The destructive cycle of technology always weeds out products with relatively high profit to value ratios. As the PaaS solutions come online, more developers will be able to access the low cost commodity pricing and it's going to drive down the value of CDNs significantly.

2 comments:

Wiskers said...

"Current CDN bandwidth rates are running between $1.60 and $.85 per Gig." For what volume?

At high volumes, we're seeing pricing in the market as low as $0.04 per GB delivered, which is even lower than Google's service. (see www.CDNpricing.com) Google is not a CDN for video. It does not support streaming, nor does Amazon, they don't have Flash Media Servers, don't have a global reach and many of the other features needed by content owners.

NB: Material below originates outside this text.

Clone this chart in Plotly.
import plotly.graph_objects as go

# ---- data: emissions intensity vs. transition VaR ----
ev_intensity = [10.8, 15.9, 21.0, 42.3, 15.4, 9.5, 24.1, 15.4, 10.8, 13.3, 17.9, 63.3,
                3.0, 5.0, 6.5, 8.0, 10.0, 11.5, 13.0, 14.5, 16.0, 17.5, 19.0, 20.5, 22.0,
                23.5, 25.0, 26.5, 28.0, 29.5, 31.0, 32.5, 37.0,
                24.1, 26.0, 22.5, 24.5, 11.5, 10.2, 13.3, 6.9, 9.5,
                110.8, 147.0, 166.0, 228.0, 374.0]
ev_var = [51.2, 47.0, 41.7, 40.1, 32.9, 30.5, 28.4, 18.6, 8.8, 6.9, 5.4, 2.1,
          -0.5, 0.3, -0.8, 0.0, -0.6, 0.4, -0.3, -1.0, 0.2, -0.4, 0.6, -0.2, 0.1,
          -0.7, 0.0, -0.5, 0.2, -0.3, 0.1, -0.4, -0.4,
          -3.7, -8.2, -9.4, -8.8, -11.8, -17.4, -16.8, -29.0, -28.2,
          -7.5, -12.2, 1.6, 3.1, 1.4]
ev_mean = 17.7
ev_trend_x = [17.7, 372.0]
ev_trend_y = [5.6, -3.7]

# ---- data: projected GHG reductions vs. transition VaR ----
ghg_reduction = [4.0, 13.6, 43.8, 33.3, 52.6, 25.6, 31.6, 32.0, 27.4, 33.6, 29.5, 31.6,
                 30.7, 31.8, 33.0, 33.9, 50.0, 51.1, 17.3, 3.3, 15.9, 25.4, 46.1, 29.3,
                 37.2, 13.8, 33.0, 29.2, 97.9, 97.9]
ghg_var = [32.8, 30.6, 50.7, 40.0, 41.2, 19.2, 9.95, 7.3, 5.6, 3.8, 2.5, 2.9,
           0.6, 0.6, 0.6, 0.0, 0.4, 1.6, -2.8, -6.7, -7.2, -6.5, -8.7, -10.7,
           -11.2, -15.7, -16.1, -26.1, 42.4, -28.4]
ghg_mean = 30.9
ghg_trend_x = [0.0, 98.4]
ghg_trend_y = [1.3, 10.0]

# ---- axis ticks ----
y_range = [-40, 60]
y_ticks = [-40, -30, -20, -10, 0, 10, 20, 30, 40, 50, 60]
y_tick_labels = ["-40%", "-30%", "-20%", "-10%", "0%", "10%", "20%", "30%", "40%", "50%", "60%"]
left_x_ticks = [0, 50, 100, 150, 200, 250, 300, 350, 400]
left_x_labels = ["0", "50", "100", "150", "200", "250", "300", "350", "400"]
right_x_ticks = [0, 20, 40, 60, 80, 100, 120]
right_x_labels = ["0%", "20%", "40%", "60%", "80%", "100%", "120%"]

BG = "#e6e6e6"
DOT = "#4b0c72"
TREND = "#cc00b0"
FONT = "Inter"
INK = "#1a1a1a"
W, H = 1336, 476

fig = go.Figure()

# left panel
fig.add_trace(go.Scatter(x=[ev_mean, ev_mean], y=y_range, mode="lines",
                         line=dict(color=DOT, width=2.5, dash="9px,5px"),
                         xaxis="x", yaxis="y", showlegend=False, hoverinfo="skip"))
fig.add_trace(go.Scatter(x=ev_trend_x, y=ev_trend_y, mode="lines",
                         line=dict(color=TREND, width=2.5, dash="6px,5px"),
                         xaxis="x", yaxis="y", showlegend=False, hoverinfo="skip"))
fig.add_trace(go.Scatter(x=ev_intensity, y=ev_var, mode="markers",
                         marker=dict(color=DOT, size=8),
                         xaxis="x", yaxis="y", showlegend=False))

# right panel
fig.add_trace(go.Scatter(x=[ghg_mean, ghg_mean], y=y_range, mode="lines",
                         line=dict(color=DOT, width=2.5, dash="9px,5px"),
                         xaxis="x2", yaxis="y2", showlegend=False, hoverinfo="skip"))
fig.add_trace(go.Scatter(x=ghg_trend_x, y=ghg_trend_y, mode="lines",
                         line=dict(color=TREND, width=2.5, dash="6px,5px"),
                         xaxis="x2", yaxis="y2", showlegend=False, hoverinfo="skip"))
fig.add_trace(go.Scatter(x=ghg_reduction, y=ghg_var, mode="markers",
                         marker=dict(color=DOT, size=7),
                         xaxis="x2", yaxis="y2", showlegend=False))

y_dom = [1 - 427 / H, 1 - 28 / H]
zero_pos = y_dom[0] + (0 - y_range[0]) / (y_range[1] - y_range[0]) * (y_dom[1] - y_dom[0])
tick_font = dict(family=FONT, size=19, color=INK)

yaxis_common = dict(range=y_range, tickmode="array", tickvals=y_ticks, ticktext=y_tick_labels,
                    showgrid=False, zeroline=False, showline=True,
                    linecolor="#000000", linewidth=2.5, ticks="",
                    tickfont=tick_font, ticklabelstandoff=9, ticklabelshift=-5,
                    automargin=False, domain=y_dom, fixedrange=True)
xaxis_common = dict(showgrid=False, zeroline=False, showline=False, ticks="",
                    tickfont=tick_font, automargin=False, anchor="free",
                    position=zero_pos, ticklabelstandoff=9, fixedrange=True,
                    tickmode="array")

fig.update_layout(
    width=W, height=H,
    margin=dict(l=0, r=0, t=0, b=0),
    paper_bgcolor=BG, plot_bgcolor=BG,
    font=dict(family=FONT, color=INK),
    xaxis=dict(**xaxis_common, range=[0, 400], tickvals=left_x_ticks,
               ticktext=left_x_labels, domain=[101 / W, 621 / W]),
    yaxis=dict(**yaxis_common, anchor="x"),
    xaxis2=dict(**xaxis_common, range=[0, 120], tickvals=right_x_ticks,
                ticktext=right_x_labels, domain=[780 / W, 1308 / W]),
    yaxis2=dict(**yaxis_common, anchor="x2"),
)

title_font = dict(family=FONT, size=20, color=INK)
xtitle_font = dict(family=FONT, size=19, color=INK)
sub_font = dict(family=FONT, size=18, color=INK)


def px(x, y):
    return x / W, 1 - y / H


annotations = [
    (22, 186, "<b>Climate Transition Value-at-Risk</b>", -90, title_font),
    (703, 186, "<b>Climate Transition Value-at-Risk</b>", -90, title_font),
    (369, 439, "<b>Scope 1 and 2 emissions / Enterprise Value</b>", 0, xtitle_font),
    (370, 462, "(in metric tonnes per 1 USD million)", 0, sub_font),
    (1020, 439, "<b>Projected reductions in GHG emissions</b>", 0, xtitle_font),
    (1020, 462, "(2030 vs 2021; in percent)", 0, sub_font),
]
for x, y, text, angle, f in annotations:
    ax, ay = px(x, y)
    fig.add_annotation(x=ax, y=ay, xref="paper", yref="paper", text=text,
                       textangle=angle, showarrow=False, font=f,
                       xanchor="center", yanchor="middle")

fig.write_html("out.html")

Amazon may be a good for for smaller customers who don't have as many needs, but for content creators who need to manage the ecosystem for video, Amazon and Google won't be a solution. They are not a fair apples to apples comparison to CDNs.

Anonymous said...

This is a great article for those wanting to use Google App Engine or Amazon S3 as a quasi CDN. I would not recommend any of these solutions as a true CDN as they are not an edge based solutions (providing downloads from servers closer to the user). The analytical reporting on objects stored in these services is very poor. Caching of objects using proper headers and etags is something you must build custom and requires great knowledge of browser caching strategies.

Anything free or cheap always has its drawbacks but for content that is not crucial to you business it will work fine. I would recommend many of the month-to-month CDN's that are out on the market for content that is critical to your business.